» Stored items
'''
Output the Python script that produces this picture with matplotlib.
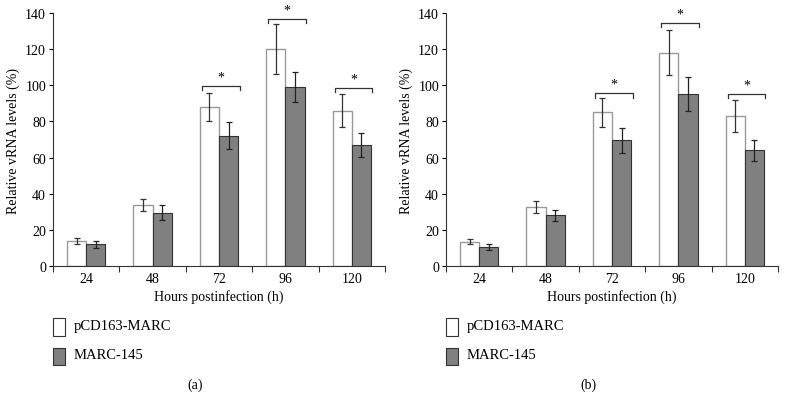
import matplotlib.pyplot as plt
from matplotlib.patches import Rectangle
import numpy as np

plt.rcParams['font.family'] = ['Liberation Serif', 'DejaVu Serif']

# Dữ liệu
hours = ['24', '48', '72', '96', '120']
pcd_a = [14, 33.5, 88, 120, 86]
pcd_a_err = [1.6, 3.3, 8, 14, 9]
marc_a = [12, 29.5, 72, 99, 67]
marc_a_err = [1.8, 4.2, 7.5, 8.5, 6.8]

pcd_b = [13.5, 32.5, 85, 118, 83]
pcd_b_err = [1.5, 3.3, 8, 12.5, 9]
marc_b = [10.5, 28, 69.5, 95, 64]
marc_b_err = [1.8, 3, 7, 9.5, 6]

# nhóm có dấu *, độ cao ngoặc
star_idx = [2, 3, 4]
bracket_a = [99.5, 136.5, 98.5]
bracket_b = [95.5, 134.5, 95]

fig = plt.figure(figsize=(7.86, 4.10), dpi=100)
W, H = 786, 410


def panel(left_px, pcd, pcd_err, marc, marc_err, brackets, tag):
    ax = fig.add_axes([left_px / W, (H - 267) / H, 332 / W, 253 / H])
    x = np.arange(len(hours))
    w = 0.29
    ax.bar(x - w / 2, pcd, w, color='white', edgecolor='#999999', linewidth=1.0)
    ax.bar(x + w / 2, marc, w, color='#808080', edgecolor='#333333', linewidth=0.8)
    ax.errorbar(x - w / 2, pcd, yerr=pcd_err, fmt='none', ecolor='#333333',
                elinewidth=0.9, capsize=2.2, capthick=0.9)
    ax.errorbar(x + w / 2, marc, yerr=marc_err, fmt='none', ecolor='#222222',
                elinewidth=0.9, capsize=2.2, capthick=0.9)
    for i, yb in zip(star_idx, brackets):
        x0, x1 = i - 0.26, i + 0.31
        ax.plot([x0, x0, x1, x1], [yb - 2.3, yb, yb, yb - 2.3], color='#333333', lw=0.9)
        ax.text((x0 + x1) / 2, yb + 1.5, '*', ha='center', va='bottom', fontsize=10)
    ax.set_xlim(-0.5, 4.5)
    ax.set_ylim(0, 140)
    ax.set_yticks(range(0, 141, 20))
    ax.set_xticks(x)
    ax.set_xticklabels(hours)
    ax.set_xticks(np.arange(-0.5, 5, 1), minor=True)
    ax.tick_params(axis='x', which='major', length=0, labelsize=10, pad=4)
    ax.tick_params(axis='x', which='minor', length=4, width=0.8, color='#333333')
    ax.tick_params(axis='y', length=3, width=0.8, labelsize=10, pad=2)
    for s in ['top', 'right']:
        ax.spines[s].set_visible(False)
    for s in ['left', 'bottom']:
        ax.spines[s].set_color('#333333')
        ax.spines[s].set_linewidth(0.8)
    ax.set_xlabel('Hours postinfection (h)', fontsize=10, labelpad=3)
    ax.set_ylabel('Relative vRNA levels (%)', fontsize=10, labelpad=4)

    # chú thích
    fig.patches.append(Rectangle(((left_px) / W, (H - 337) / H), 12 / W, 18 / H,
                                 transform=fig.transFigure, facecolor='white',
                                 edgecolor='#333333', linewidth=0.8))
    fig.patches.append(Rectangle(((left_px) / W, (H - 366) / H), 12 / W, 17 / H,
                                 transform=fig.transFigure, facecolor='#808080',
                                 edgecolor='#333333', linewidth=0.8))
    fig.text((left_px + 21) / W, (H - 327) / H, 'pCD163-MARC', fontsize=10.5, va='center')
    fig.text((left_px + 21) / W, (H - 356) / H, 'MARC-145', fontsize=10.5, va='center')
    fig.text((left_px + 142) / W, (H - 385) / H, tag, fontsize=10, va='center', ha='center')


panel(53, pcd_a, pcd_a_err, marc_a, marc_a_err, bracket_a, '(a)')
panel(446, pcd_b, pcd_b_err, marc_b, marc_b_err, bracket_b, '(b)')

fig.savefig('out.png', dpi=100)
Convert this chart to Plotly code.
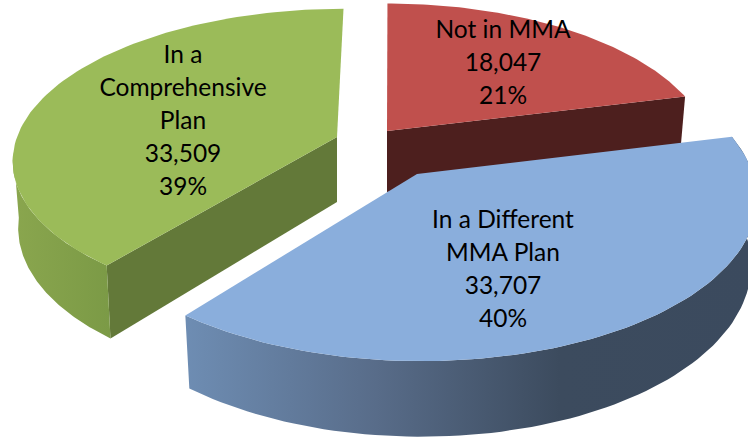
import math
import plotly.graph_objects as go

# ---- data ----
categories = ["Not in MMA", "In a Different MMA Plan", "In a Comprehensive Plan"]
label_lines = [["Not in MMA"], ["In a Different", "MMA Plan"], ["In a", "Comprehensive", "Plan"]]
values = [18047, 33707, 33509]

# ---- styles ----
top_colors = ["#C0504D", "#8AAEDC", "#9BBB59"]
inner_colors = ["#4D1F1E", "#3B4A5E", "#637939"]
wall_scales = [
    [[0, "#8C3B39"], [1, "#6E2B2A"]],
    [[0, "#6E8DB3"], [0.335, "#586C89"], [0.655, "#3C4B5E"], [1, "#3B4A5E"]],
    [[0, "#8AA64E"], [1, "#7B9A46"]],
]
apex = [(387, 131), (417, 174), (337, 137)]
radius = [320, 336, 320]
squash = [0.47, 0.479, 0.457]
persp = [0.18, 0.14, 0.14]
height = [61, 65, 65]
label_pos = [(503, 31.5), (503, 221.5), (183, 56.5)]
LINE_STEP = 33
VX, SHRINK = 390, 0.983


def project(i, theta, r, z=0):
    """ground polar position in slice i -> picture coordinates"""
    X = r * math.sin(theta)
    Y = r * math.cos(theta)
    s = 1 / (1 + persp[i] * Y / radius[i])
    f = SHRINK if z else 1
    ax, ay = apex[i]
    return VX + s * (ax - VX + X * f), ay - s * Y * squash[i] + z * s * height[i]


def arc(i, a0, a1, z=0, reverse=False):
    n = 90
    pts = [project(i, a0 + (a1 - a0) * j / n, radius[i], z) for j in range(n + 1)]
    return pts[::-1] if reverse else pts


total = sum(values)
bounds = [0]
for v in values:
    bounds.append(bounds[-1] + v / total * 2 * math.pi)

fig = go.Figure()


def poly(pts, color=None, scale=None):
    xs = [p[0] for p in pts] + [pts[0][0]]
    ys = [p[1] for p in pts] + [pts[0][1]]
    kw = dict(fillcolor=color) if color else dict(
        fillgradient=dict(type="horizontal", colorscale=scale))
    fig.add_trace(go.Scatter(x=xs, y=ys, mode="lines", fill="toself",
                             line=dict(width=0), hoverinfo="skip", showlegend=False, **kw))


for i in (2, 0, 1):
    a0, a1 = bounds[i], bounds[i + 1]
    # radial wall facing the viewer
    if i == 0:
        poly([project(i, 0, 0), project(i, a1, radius[i]), project(i, a1, radius[i], 1), project(i, 0, 0, 1)], inner_colors[i])
    elif i == 2:
        poly([project(i, 0, 0), project(i, a0, radius[i]), project(i, a0, radius[i], 1), project(i, 0, 0, 1)], inner_colors[i])
    # outer rounded wall: the part that faces the viewer
    if i == 1:
        poly(arc(i, a0, a1) + arc(i, a0, a1, 1, True), scale=wall_scales[i])
    elif i == 2:
        end = 1.5 * math.pi - 0.1
        poly(arc(i, a0, end) + arc(i, a0, end, 1, True), scale=wall_scales[i])
    # top face
    poly([project(i, 0, 0)] + arc(i, a0, a1), top_colors[i])

# ---- labels ----
tx, ty, tt = [], [], []
for i in range(3):
    lines = label_lines[i] + [f"{values[i]:,}", f"{round(values[i] / total * 100)}%"]
    for j, line in enumerate(lines):
        tx.append(label_pos[i][0])
        ty.append(label_pos[i][1] + j * LINE_STEP)
        tt.append(line)
fig.add_trace(go.Scatter(x=tx, y=ty, text=tt, mode="text", textposition="middle center",
                         textfont=dict(family="Lato", size=24.5, color="#000000"),
                         hoverinfo="skip", showlegend=False))

fig.update_layout(
    width=748, height=442, margin=dict(l=0, r=0, t=0, b=0),
    paper_bgcolor="white", plot_bgcolor="white", showlegend=False,
    xaxis=dict(range=[0, 748], visible=False, fixedrange=True),
    yaxis=dict(range=[442, 0], visible=False, fixedrange=True),
)
fig.write_html("out.html", config=dict(displayModeBar=False),
               post_script="document.body.style.margin='0';document.body.style.overflow='hidden';")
'''
Restate the data word for word from its first line through the line with "W, H = 786, 410", leaving out any picture along the way.

Output the Python script that produces this picture with matplotlib.
import matplotlib.pyplot as plt
from matplotlib.patches import Rectangle
import numpy as np

plt.rcParams['font.family'] = ['Liberation Serif', 'DejaVu Serif']

# Dữ liệu
hours = ['24', '48', '72', '96', '120']
pcd_a = [14, 33.5, 88, 120, 86]
pcd_a_err = [1.6, 3.3, 8, 14, 9]
marc_a = [12, 29.5, 72, 99, 67]
marc_a_err = [1.8, 4.2, 7.5, 8.5, 6.8]

pcd_b = [13.5, 32.5, 85, 118, 83]
pcd_b_err = [1.5, 3.3, 8, 12.5, 9]
marc_b = [10.5, 28, 69.5, 95, 64]
marc_b_err = [1.8, 3, 7, 9.5, 6]

# nhóm có dấu *, độ cao ngoặc
star_idx = [2, 3, 4]
bracket_a = [99.5, 136.5, 98.5]
bracket_b = [95.5, 134.5, 95]

fig = plt.figure(figsize=(7.86, 4.10), dpi=100)
W, H = 786, 410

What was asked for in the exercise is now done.